Directions for this task
Reproduce each line of the material exactly, minus any picture.

--- START Supplied material ---

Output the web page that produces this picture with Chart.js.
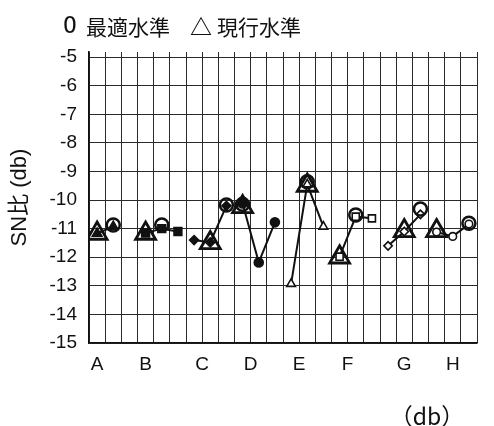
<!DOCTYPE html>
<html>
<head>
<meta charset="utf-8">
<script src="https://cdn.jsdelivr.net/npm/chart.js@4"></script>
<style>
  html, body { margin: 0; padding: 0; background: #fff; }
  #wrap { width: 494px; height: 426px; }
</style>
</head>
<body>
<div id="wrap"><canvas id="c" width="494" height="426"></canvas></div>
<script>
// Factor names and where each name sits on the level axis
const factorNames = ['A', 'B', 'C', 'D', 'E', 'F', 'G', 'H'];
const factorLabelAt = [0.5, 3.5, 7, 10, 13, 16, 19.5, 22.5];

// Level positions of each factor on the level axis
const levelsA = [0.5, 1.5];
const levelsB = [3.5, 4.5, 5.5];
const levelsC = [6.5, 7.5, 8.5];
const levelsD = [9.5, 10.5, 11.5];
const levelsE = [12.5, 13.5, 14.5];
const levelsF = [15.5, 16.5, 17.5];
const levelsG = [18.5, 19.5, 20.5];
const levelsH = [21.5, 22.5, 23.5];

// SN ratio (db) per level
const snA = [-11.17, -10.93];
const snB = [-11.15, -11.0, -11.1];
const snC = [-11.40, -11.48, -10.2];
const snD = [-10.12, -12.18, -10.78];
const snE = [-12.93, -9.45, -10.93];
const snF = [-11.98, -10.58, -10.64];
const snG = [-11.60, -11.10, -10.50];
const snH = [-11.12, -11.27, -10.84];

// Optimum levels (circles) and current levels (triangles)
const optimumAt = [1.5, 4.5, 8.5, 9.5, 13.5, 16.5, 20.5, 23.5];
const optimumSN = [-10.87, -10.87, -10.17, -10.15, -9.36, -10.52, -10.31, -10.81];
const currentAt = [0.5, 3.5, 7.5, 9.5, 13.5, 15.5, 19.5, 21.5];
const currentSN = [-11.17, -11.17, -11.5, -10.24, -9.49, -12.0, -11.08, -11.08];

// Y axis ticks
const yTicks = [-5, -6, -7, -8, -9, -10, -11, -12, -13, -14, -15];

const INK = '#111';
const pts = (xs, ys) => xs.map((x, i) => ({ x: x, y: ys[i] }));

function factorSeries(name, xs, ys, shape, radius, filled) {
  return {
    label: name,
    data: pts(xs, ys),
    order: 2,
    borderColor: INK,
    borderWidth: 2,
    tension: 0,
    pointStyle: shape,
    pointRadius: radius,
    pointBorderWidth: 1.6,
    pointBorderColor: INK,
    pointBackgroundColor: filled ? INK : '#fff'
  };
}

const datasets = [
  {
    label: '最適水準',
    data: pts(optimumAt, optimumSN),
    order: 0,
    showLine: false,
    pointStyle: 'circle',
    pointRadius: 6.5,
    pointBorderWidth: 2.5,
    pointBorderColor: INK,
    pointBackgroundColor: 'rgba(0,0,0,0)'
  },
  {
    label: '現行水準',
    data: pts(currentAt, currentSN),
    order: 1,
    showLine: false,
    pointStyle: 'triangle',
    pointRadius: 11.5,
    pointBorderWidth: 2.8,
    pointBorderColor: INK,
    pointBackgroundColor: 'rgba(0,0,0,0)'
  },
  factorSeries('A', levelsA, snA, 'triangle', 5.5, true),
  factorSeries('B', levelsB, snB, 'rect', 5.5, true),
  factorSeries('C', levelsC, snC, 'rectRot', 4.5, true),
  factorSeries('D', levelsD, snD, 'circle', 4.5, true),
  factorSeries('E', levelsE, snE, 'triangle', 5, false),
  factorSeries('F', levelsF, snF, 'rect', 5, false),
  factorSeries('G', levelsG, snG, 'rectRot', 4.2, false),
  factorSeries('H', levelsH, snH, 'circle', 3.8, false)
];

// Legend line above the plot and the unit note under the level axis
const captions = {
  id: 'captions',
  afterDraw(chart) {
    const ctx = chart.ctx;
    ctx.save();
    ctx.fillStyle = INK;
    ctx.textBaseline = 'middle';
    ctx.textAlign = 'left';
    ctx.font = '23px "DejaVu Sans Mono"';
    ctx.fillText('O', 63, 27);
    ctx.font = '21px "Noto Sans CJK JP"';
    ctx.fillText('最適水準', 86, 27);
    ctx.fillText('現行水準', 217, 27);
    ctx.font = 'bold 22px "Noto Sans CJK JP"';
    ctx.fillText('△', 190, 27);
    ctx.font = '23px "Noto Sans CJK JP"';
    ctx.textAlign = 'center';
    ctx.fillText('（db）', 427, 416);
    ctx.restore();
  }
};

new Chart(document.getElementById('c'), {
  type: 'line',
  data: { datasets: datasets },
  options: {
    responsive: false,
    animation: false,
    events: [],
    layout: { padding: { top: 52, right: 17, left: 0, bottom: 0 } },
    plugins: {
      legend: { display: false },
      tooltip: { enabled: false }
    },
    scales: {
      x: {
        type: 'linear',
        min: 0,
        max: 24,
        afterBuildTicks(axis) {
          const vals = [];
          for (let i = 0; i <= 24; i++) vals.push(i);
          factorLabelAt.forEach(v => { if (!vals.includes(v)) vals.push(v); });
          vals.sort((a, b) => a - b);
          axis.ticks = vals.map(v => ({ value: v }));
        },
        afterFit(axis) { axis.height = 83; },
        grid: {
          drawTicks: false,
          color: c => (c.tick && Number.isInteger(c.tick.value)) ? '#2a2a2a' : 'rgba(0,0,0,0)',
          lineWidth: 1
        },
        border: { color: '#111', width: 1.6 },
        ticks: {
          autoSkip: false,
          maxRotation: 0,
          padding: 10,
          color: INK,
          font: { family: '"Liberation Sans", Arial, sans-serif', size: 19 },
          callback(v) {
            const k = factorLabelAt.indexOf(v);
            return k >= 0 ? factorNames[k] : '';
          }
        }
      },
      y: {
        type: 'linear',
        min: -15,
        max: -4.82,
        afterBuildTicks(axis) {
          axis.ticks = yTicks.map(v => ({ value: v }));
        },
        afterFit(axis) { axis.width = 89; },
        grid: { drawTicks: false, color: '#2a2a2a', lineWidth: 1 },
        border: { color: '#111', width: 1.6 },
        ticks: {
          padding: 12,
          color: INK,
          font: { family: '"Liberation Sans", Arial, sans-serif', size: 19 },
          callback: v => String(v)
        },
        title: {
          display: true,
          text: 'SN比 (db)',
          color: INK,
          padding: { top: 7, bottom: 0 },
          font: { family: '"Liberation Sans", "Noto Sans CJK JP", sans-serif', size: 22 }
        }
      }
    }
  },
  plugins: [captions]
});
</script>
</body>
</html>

--- END Supplied material ---

Answer for the task
Output the web page that produces this picture with Chart.js.
<!DOCTYPE html>
<html>
<head>
<meta charset="utf-8">
<script src="https://cdn.jsdelivr.net/npm/chart.js@4"></script>
<style>
  html, body { margin: 0; padding: 0; background: #fff; }
  #wrap { width: 494px; height: 426px; }
</style>
</head>
<body>
<div id="wrap"><canvas id="c" width="494" height="426"></canvas></div>
<script>
// Factor names and where each name sits on the level axis
const factorNames = ['A', 'B', 'C', 'D', 'E', 'F', 'G', 'H'];
const factorLabelAt = [0.5, 3.5, 7, 10, 13, 16, 19.5, 22.5];

// Level positions of each factor on the level axis
const levelsA = [0.5, 1.5];
const levelsB = [3.5, 4.5, 5.5];
const levelsC = [6.5, 7.5, 8.5];
const levelsD = [9.5, 10.5, 11.5];
const levelsE = [12.5, 13.5, 14.5];
const levelsF = [15.5, 16.5, 17.5];
const levelsG = [18.5, 19.5, 20.5];
const levelsH = [21.5, 22.5, 23.5];

// SN ratio (db) per level
const snA = [-11.17, -10.93];
const snB = [-11.15, -11.0, -11.1];
const snC = [-11.40, -11.48, -10.2];
const snD = [-10.12, -12.18, -10.78];
const snE = [-12.93, -9.45, -10.93];
const snF = [-11.98, -10.58, -10.64];
const snG = [-11.60, -11.10, -10.50];
const snH = [-11.12, -11.27, -10.84];

// Optimum levels (circles) and current levels (triangles)
const optimumAt = [1.5, 4.5, 8.5, 9.5, 13.5, 16.5, 20.5, 23.5];
const optimumSN = [-10.87, -10.87, -10.17, -10.15, -9.36, -10.52, -10.31, -10.81];
const currentAt = [0.5, 3.5, 7.5, 9.5, 13.5, 15.5, 19.5, 21.5];
const currentSN = [-11.17, -11.17, -11.5, -10.24, -9.49, -12.0, -11.08, -11.08];

// Y axis ticks
const yTicks = [-5, -6, -7, -8, -9, -10, -11, -12, -13, -14, -15];

const INK = '#111';
const pts = (xs, ys) => xs.map((x, i) => ({ x: x, y: ys[i] }));

function factorSeries(name, xs, ys, shape, radius, filled) {
  return {
    label: name,
    data: pts(xs, ys),
    order: 2,
    borderColor: INK,
    borderWidth: 2,
    tension: 0,
    pointStyle: shape,
    pointRadius: radius,
    pointBorderWidth: 1.6,
    pointBorderColor: INK,
    pointBackgroundColor: filled ? INK : '#fff'
  };
}

const datasets = [
  {
    label: '最適水準',
    data: pts(optimumAt, optimumSN),
    order: 0,
    showLine: false,
    pointStyle: 'circle',
    pointRadius: 6.5,
    pointBorderWidth: 2.5,
    pointBorderColor: INK,
    pointBackgroundColor: 'rgba(0,0,0,0)'
  },
  {
    label: '現行水準',
    data: pts(currentAt, currentSN),
    order: 1,
    showLine: false,
    pointStyle: 'triangle',
    pointRadius: 11.5,
    pointBorderWidth: 2.8,
    pointBorderColor: INK,
    pointBackgroundColor: 'rgba(0,0,0,0)'
  },
  factorSeries('A', levelsA, snA, 'triangle', 5.5, true),
  factorSeries('B', levelsB, snB, 'rect', 5.5, true),
  factorSeries('C', levelsC, snC, 'rectRot', 4.5, true),
  factorSeries('D', levelsD, snD, 'circle', 4.5, true),
  factorSeries('E', levelsE, snE, 'triangle', 5, false),
  factorSeries('F', levelsF, snF, 'rect', 5, false),
  factorSeries('G', levelsG, snG, 'rectRot', 4.2, false),
  factorSeries('H', levelsH, snH, 'circle', 3.8, false)
];

// Legend line above the plot and the unit note under the level axis
const captions = {
  id: 'captions',
  afterDraw(chart) {
    const ctx = chart.ctx;
    ctx.save();
    ctx.fillStyle = INK;
    ctx.textBaseline = 'middle';
    ctx.textAlign = 'left';
    ctx.font = '23px "DejaVu Sans Mono"';
    ctx.fillText('O', 63, 27);
    ctx.font = '21px "Noto Sans CJK JP"';
    ctx.fillText('最適水準', 86, 27);
    ctx.fillText('現行水準', 217, 27);
    ctx.font = 'bold 22px "Noto Sans CJK JP"';
    ctx.fillText('△', 190, 27);
    ctx.font = '23px "Noto Sans CJK JP"';
    ctx.textAlign = 'center';
    ctx.fillText('（db）', 427, 416);
    ctx.restore();
  }
};

new Chart(document.getElementById('c'), {
  type: 'line',
  data: { datasets: datasets },
  options: {
    responsive: false,
    animation: false,
    events: [],
    layout: { padding: { top: 52, right: 17, left: 0, bottom: 0 } },
    plugins: {
      legend: { display: false },
      tooltip: { enabled: false }
    },
    scales: {
      x: {
        type: 'linear',
        min: 0,
        max: 24,
        afterBuildTicks(axis) {
          const vals = [];
          for (let i = 0; i <= 24; i++) vals.push(i);
          factorLabelAt.forEach(v => { if (!vals.includes(v)) vals.push(v); });
          vals.sort((a, b) => a - b);
          axis.ticks = vals.map(v => ({ value: v }));
        },
        afterFit(axis) { axis.height = 83; },
        grid: {
          drawTicks: false,
          color: c => (c.tick && Number.isInteger(c.tick.value)) ? '#2a2a2a' : 'rgba(0,0,0,0)',
          lineWidth: 1
        },
        border: { color: '#111', width: 1.6 },
        ticks: {
          autoSkip: false,
          maxRotation: 0,
          padding: 10,
          color: INK,
          font: { family: '"Liberation Sans", Arial, sans-serif', size: 19 },
          callback(v) {
            const k = factorLabelAt.indexOf(v);
            return k >= 0 ? factorNames[k] : '';
          }
        }
      },
      y: {
        type: 'linear',
        min: -15,
        max: -4.82,
        afterBuildTicks(axis) {
          axis.ticks = yTicks.map(v => ({ value: v }));
        },
        afterFit(axis) { axis.width = 89; },
        grid: { drawTicks: false, color: '#2a2a2a', lineWidth: 1 },
        border: { color: '#111', width: 1.6 },
        ticks: {
          padding: 12,
          color: INK,
          font: { family: '"Liberation Sans", Arial, sans-serif', size: 19 },
          callback: v => String(v)
        },
        title: {
          display: true,
          text: 'SN比 (db)',
          color: INK,
          padding: { top: 7, bottom: 0 },
          font: { family: '"Liberation Sans", "Noto Sans CJK JP", sans-serif', size: 22 }
        }
      }
    }
  },
  plugins: [captions]
});
</script>
</body>
</html>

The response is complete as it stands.